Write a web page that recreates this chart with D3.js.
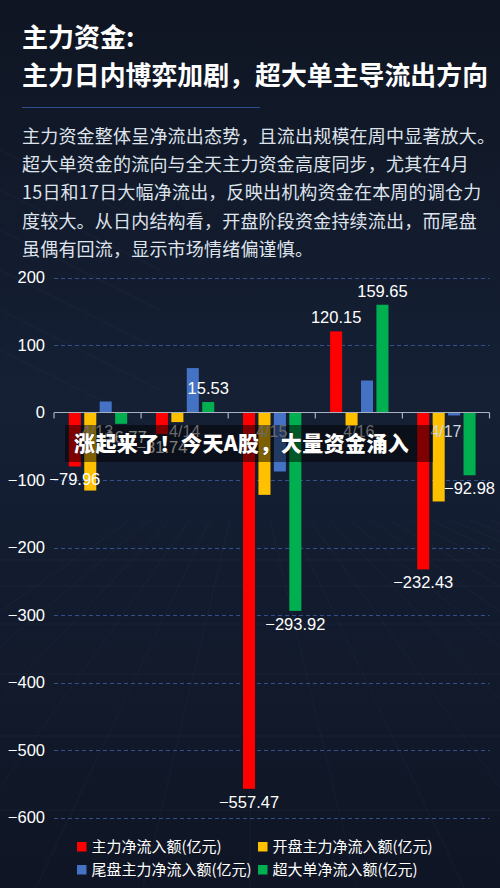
<!DOCTYPE html>
<html><head><meta charset="utf-8">
<script src="https://cdn.jsdelivr.net/npm/d3@7"></script>
<style>
html,body{margin:0;padding:0;background:#111827;}
svg{display:block;}
</style></head>
<body>
<svg id="c" width="500" height="888"></svg>
<script>
// ---- data ----
const categories = ["4/13", "4/14", "4/15", "4/16", "4/17"];
const seriesNames = ["主力净流入额(亿元)", "开盘主力净流入额(亿元)", "尾盘主力净流入额(亿元)", "超大单净流入额(亿元)"];
const mainNet   = [-79.96, -31.74, -557.47, 120.15, -232.43];
const openNet   = [-115.6, -14.2, -122.0, -20.0, -131.8];
const closeNet  = [16.3, 65.8, -87.4, 47.4, -4.4];
const superNet  = [-16.77, 15.53, -293.92, 159.65, -92.98];
const seriesValues = [mainNet, openNet, closeNet, superNet];
const labelledSeries = [0, 3];
const yTicks = [200, 100, 0, -100, -200, -300, -400, -500, -600];
const colors = ["#ff0000", "#ffc000", "#4472c4", "#00b050"];
const title1 = "主力资金:";
const title2 = "主力日内博弈加剧，超大单主导流出方向";
const paragraph = [
  "主力资金整体呈净流出态势，且流出规模在周中显著放大。",
  "超大单资金的流向与全天主力资金高度同步，尤其在4月",
  "15日和17日大幅净流出，反映出机构资金在本周的调仓力",
  "度较大。从日内结构看，开盘阶段资金持续流出，而尾盘",
  "虽偶有回流，显示市场情绪偏谨慎。"
];
const bannerText = "涨起来了！今天A股，大量资金涌入";

const svg = d3.select("#c");
const W = 500, H = 888;
const CJK = "'Noto Sans CJK SC','Noto Sans',sans-serif";
const NUM = "'Liberation Sans',Arial,sans-serif";

// ---- background ----
const defs = svg.append("defs");
const bg = defs.append("linearGradient").attr("id","bg").attr("x1",0).attr("y1",0).attr("x2",0).attr("y2",1);
bg.append("stop").attr("offset","0%").attr("stop-color","#0f1522");
bg.append("stop").attr("offset","45%").attr("stop-color","#152035");
bg.append("stop").attr("offset","100%").attr("stop-color","#0f1524");
svg.append("rect").attr("width",W).attr("height",H).attr("fill","url(#bg)");
// faint perspective grid decoration
const deco = svg.append("g").attr("stroke","#6f86b0").attr("stroke-opacity",0.07).attr("stroke-width",1);
d3.range(-6, 14).forEach(i => {
  deco.append("line").attr("x1", 250 + i*20).attr("y1", 520).attr("x2", 250 + i*110).attr("y2", 900);
});
d3.range(0, 8).forEach(i => {
  const y = 560 + i*i*6 + i*20;
  deco.append("line").attr("x1", 0).attr("y1", y).attr("x2", W).attr("y2", y);
});
d3.range(0, 6).forEach(i => {
  deco.append("line").attr("x1", 0).attr("y1", 150 + i*40).attr("x2", 160).attr("y2", 230 + i*40);
});

// ---- titles ----
svg.append("text").attr("x",22).attr("y",47).attr("fill","#ffffff")
  .attr("font-family",CJK).attr("font-weight",700).attr("font-size",26).text(title1);
svg.append("text").attr("x",22).attr("y",85).attr("fill","#ffffff")
  .attr("font-family",CJK).attr("font-weight",700).attr("font-size",25.9).text(title2);
svg.append("line").attr("x1",22).attr("x2",260).attr("y1",107.5).attr("y2",107.5)
  .attr("stroke","#2f4e8f").attr("stroke-width",1);
svg.append("g").selectAll("text").data(paragraph).join("text")
  .attr("x",22).attr("y",(d,i)=>143 + i*28.2)
  .attr("fill","#dfe3ec").attr("font-family",CJK).attr("font-size",18)
  .attr("letter-spacing",0.2).text(d=>d);

// ---- chart ----
const plot = {left:54, right:489.5, top:277, bottom:818};
const y = d3.scaleLinear().domain([200,-600]).range([277.5, 817.5]);
const x0 = d3.scaleBand().domain(categories).range([plot.left, plot.right]).paddingInner(0).paddingOuter(0);
const bw = x0.bandwidth();
const x1 = d3.scaleBand().domain(d3.range(seriesNames.length)).range([bw*0.17, bw*0.84]).paddingInner(0.22).paddingOuter(0);

// gridlines
svg.append("g").selectAll("line").data(yTicks.filter(t=>t!==0)).join("line")
  .attr("x1",plot.left).attr("x2",plot.right)
  .attr("y1",d=>Math.round(y(d))+0.5).attr("y2",d=>Math.round(y(d))+0.5)
  .attr("stroke","#34508a").attr("stroke-width",1).attr("stroke-dasharray","4,3");

// y axis labels
const yAxis = d3.axisLeft(y).tickValues(yTicks).tickSize(0).tickPadding(9)
  .tickFormat(d3.format("d"));
const yg = svg.append("g").attr("transform",`translate(${plot.left},0)`).call(yAxis);
yg.select(".domain").remove();
yg.selectAll("text").attr("fill","#ffffff").attr("font-family",NUM).attr("font-size",16.5);

// bars
const flat = [];
categories.forEach((c,ci)=>seriesValues.forEach((arr,si)=>flat.push({c,si,v:arr[ci]})));
svg.append("g").selectAll("rect").data(flat).join("rect")
  .attr("x",d=>x0(d.c)+x1(d.si)).attr("width",x1.bandwidth())
  .attr("y",d=>Math.min(y(0),y(d.v))).attr("height",d=>Math.abs(y(d.v)-y(0)))
  .attr("fill",d=>colors[d.si]);

// zero axis
const xAxis = d3.axisBottom(x0).tickSize(0).tickFormat("");
const xg = svg.append("g").attr("transform",`translate(0,${y(0)})`).call(xAxis);
xg.select(".domain").attr("stroke","#a9b0bf").attr("stroke-width",1.2).attr("d",`M${plot.left},0H${plot.right}`);
const bounds = categories.map(c=>x0(c)).concat([plot.right]);
xg.selectAll(".tk").data(bounds).join("line").attr("class","tk")
  .attr("x1",d=>d).attr("x2",d=>d).attr("y1",0).attr("y2",6)
  .attr("stroke","#a9b0bf").attr("stroke-width",1.2);

// category labels
svg.append("g").selectAll("text").data(categories).join("text")
  .attr("x",d=>x0(d)+bw/2).attr("y",437).attr("text-anchor","middle")
  .attr("fill","#d0d4dc").attr("font-family",NUM).attr("font-size",16).text(d=>d);

// data labels
const fmt = d3.format(".2f");
svg.append("g").selectAll("text").data(flat.filter(d=>labelledSeries.includes(d.si))).join("text")
  .attr("x",d=>x0(d.c)+x1(d.si)+x1.bandwidth()/2)
  .attr("y",d=>d.v>=0 ? y(d.v)-8 : y(d.v)+19)
  .attr("text-anchor","middle").attr("fill","#ffffff")
  .attr("font-family",NUM).attr("font-size",16.5).text(d=>fmt(d.v));

// legend
const legend = svg.append("g").selectAll("g").data(seriesNames).join("g")
  .attr("transform",(d,i)=>`translate(${i%2===0?77:258},${i<2?842:865})`);
legend.append("rect").attr("width",9.5).attr("height",9.5).attr("fill",(d,i)=>colors[i]);
legend.append("text").attr("x",14.5).attr("y",9.5).attr("fill","#ffffff")
  .attr("font-family",CJK).attr("font-size",15).text(d=>d);

// ---- overlay banner ----
svg.append("rect").attr("x",65).attr("y",425).attr("width",368).attr("height",37)
  .attr("fill","#000000").attr("fill-opacity",0.5);
svg.append("text").attr("x",74).attr("y",451).attr("fill","#ffffff")
  .attr("font-family",CJK).attr("font-weight",900).attr("font-size",21)
  .attr("letter-spacing",0.4)
  .attr("stroke","#1a1a1a").attr("stroke-width",0.6).attr("paint-order","stroke")
  .text(bannerText);
</script>
</body></html>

## Given task
With the pictures left out, transcribe the material exactly.

## Solution to the problem
Write a web page that recreates this chart with D3.js.
<!DOCTYPE html>
<html><head><meta charset="utf-8">
<script src="https://cdn.jsdelivr.net/npm/d3@7"></script>
<style>
html,body{margin:0;padding:0;background:#111827;}
svg{display:block;}
</style></head>
<body>
<svg id="c" width="500" height="888"></svg>
<script>
// ---- data ----
const categories = ["4/13", "4/14", "4/15", "4/16", "4/17"];
const seriesNames = ["主力净流入额(亿元)", "开盘主力净流入额(亿元)", "尾盘主力净流入额(亿元)", "超大单净流入额(亿元)"];
const mainNet   = [-79.96, -31.74, -557.47, 120.15, -232.43];
const openNet   = [-115.6, -14.2, -122.0, -20.0, -131.8];
const closeNet  = [16.3, 65.8, -87.4, 47.4, -4.4];
const superNet  = [-16.77, 15.53, -293.92, 159.65, -92.98];
const seriesValues = [mainNet, openNet, closeNet, superNet];
const labelledSeries = [0, 3];
const yTicks = [200, 100, 0, -100, -200, -300, -400, -500, -600];
const colors = ["#ff0000", "#ffc000", "#4472c4", "#00b050"];
const title1 = "主力资金:";
const title2 = "主力日内博弈加剧，超大单主导流出方向";
const paragraph = [
  "主力资金整体呈净流出态势，且流出规模在周中显著放大。",
  "超大单资金的流向与全天主力资金高度同步，尤其在4月",
  "15日和17日大幅净流出，反映出机构资金在本周的调仓力",
  "度较大。从日内结构看，开盘阶段资金持续流出，而尾盘",
  "虽偶有回流，显示市场情绪偏谨慎。"
];
const bannerText = "涨起来了！今天A股，大量资金涌入";

const svg = d3.select("#c");
const W = 500, H = 888;
const CJK = "'Noto Sans CJK SC','Noto Sans',sans-serif";
const NUM = "'Liberation Sans',Arial,sans-serif";

// ---- background ----
const defs = svg.append("defs");
const bg = defs.append("linearGradient").attr("id","bg").attr("x1",0).attr("y1",0).attr("x2",0).attr("y2",1);
bg.append("stop").attr("offset","0%").attr("stop-color","#0f1522");
bg.append("stop").attr("offset","45%").attr("stop-color","#152035");
bg.append("stop").attr("offset","100%").attr("stop-color","#0f1524");
svg.append("rect").attr("width",W).attr("height",H).attr("fill","url(#bg)");
// faint perspective grid decoration
const deco = svg.append("g").attr("stroke","#6f86b0").attr("stroke-opacity",0.07).attr("stroke-width",1);
d3.range(-6, 14).forEach(i => {
  deco.append("line").attr("x1", 250 + i*20).attr("y1", 520).attr("x2", 250 + i*110).attr("y2", 900);
});
d3.range(0, 8).forEach(i => {
  const y = 560 + i*i*6 + i*20;
  deco.append("line").attr("x1", 0).attr("y1", y).attr("x2", W).attr("y2", y);
});
d3.range(0, 6).forEach(i => {
  deco.append("line").attr("x1", 0).attr("y1", 150 + i*40).attr("x2", 160).attr("y2", 230 + i*40);
});

// ---- titles ----
svg.append("text").attr("x",22).attr("y",47).attr("fill","#ffffff")
  .attr("font-family",CJK).attr("font-weight",700).attr("font-size",26).text(title1);
svg.append("text").attr("x",22).attr("y",85).attr("fill","#ffffff")
  .attr("font-family",CJK).attr("font-weight",700).attr("font-size",25.9).text(title2);
svg.append("line").attr("x1",22).attr("x2",260).attr("y1",107.5).attr("y2",107.5)
  .attr("stroke","#2f4e8f").attr("stroke-width",1);
svg.append("g").selectAll("text").data(paragraph).join("text")
  .attr("x",22).attr("y",(d,i)=>143 + i*28.2)
  .attr("fill","#dfe3ec").attr("font-family",CJK).attr("font-size",18)
  .attr("letter-spacing",0.2).text(d=>d);

// ---- chart ----
const plot = {left:54, right:489.5, top:277, bottom:818};
const y = d3.scaleLinear().domain([200,-600]).range([277.5, 817.5]);
const x0 = d3.scaleBand().domain(categories).range([plot.left, plot.right]).paddingInner(0).paddingOuter(0);
const bw = x0.bandwidth();
const x1 = d3.scaleBand().domain(d3.range(seriesNames.length)).range([bw*0.17, bw*0.84]).paddingInner(0.22).paddingOuter(0);

// gridlines
svg.append("g").selectAll("line").data(yTicks.filter(t=>t!==0)).join("line")
  .attr("x1",plot.left).attr("x2",plot.right)
  .attr("y1",d=>Math.round(y(d))+0.5).attr("y2",d=>Math.round(y(d))+0.5)
  .attr("stroke","#34508a").attr("stroke-width",1).attr("stroke-dasharray","4,3");

// y axis labels
const yAxis = d3.axisLeft(y).tickValues(yTicks).tickSize(0).tickPadding(9)
  .tickFormat(d3.format("d"));
const yg = svg.append("g").attr("transform",`translate(${plot.left},0)`).call(yAxis);
yg.select(".domain").remove();
yg.selectAll("text").attr("fill","#ffffff").attr("font-family",NUM).attr("font-size",16.5);

// bars
const flat = [];
categories.forEach((c,ci)=>seriesValues.forEach((arr,si)=>flat.push({c,si,v:arr[ci]})));
svg.append("g").selectAll("rect").data(flat).join("rect")
  .attr("x",d=>x0(d.c)+x1(d.si)).attr("width",x1.bandwidth())
  .attr("y",d=>Math.min(y(0),y(d.v))).attr("height",d=>Math.abs(y(d.v)-y(0)))
  .attr("fill",d=>colors[d.si]);

// zero axis
const xAxis = d3.axisBottom(x0).tickSize(0).tickFormat("");
const xg = svg.append("g").attr("transform",`translate(0,${y(0)})`).call(xAxis);
xg.select(".domain").attr("stroke","#a9b0bf").attr("stroke-width",1.2).attr("d",`M${plot.left},0H${plot.right}`);
const bounds = categories.map(c=>x0(c)).concat([plot.right]);
xg.selectAll(".tk").data(bounds).join("line").attr("class","tk")
  .attr("x1",d=>d).attr("x2",d=>d).attr("y1",0).attr("y2",6)
  .attr("stroke","#a9b0bf").attr("stroke-width",1.2);

// category labels
svg.append("g").selectAll("text").data(categories).join("text")
  .attr("x",d=>x0(d)+bw/2).attr("y",437).attr("text-anchor","middle")
  .attr("fill","#d0d4dc").attr("font-family",NUM).attr("font-size",16).text(d=>d);

// data labels
const fmt = d3.format(".2f");
svg.append("g").selectAll("text").data(flat.filter(d=>labelledSeries.includes(d.si))).join("text")
  .attr("x",d=>x0(d.c)+x1(d.si)+x1.bandwidth()/2)
  .attr("y",d=>d.v>=0 ? y(d.v)-8 : y(d.v)+19)
  .attr("text-anchor","middle").attr("fill","#ffffff")
  .attr("font-family",NUM).attr("font-size",16.5).text(d=>fmt(d.v));

// legend
const legend = svg.append("g").selectAll("g").data(seriesNames).join("g")
  .attr("transform",(d,i)=>`translate(${i%2===0?77:258},${i<2?842:865})`);
legend.append("rect").attr("width",9.5).attr("height",9.5).attr("fill",(d,i)=>colors[i]);
legend.append("text").attr("x",14.5).attr("y",9.5).attr("fill","#ffffff")
  .attr("font-family",CJK).attr("font-size",15).text(d=>d);

// ---- overlay banner ----
svg.append("rect").attr("x",65).attr("y",425).attr("width",368).attr("height",37)
  .attr("fill","#000000").attr("fill-opacity",0.5);
svg.append("text").attr("x",74).attr("y",451).attr("fill","#ffffff")
  .attr("font-family",CJK).attr("font-weight",900).attr("font-size",21)
  .attr("letter-spacing",0.4)
  .attr("stroke","#1a1a1a").attr("stroke-width",0.6).attr("paint-order","stroke")
  .text(bannerText);
</script>
</body></html>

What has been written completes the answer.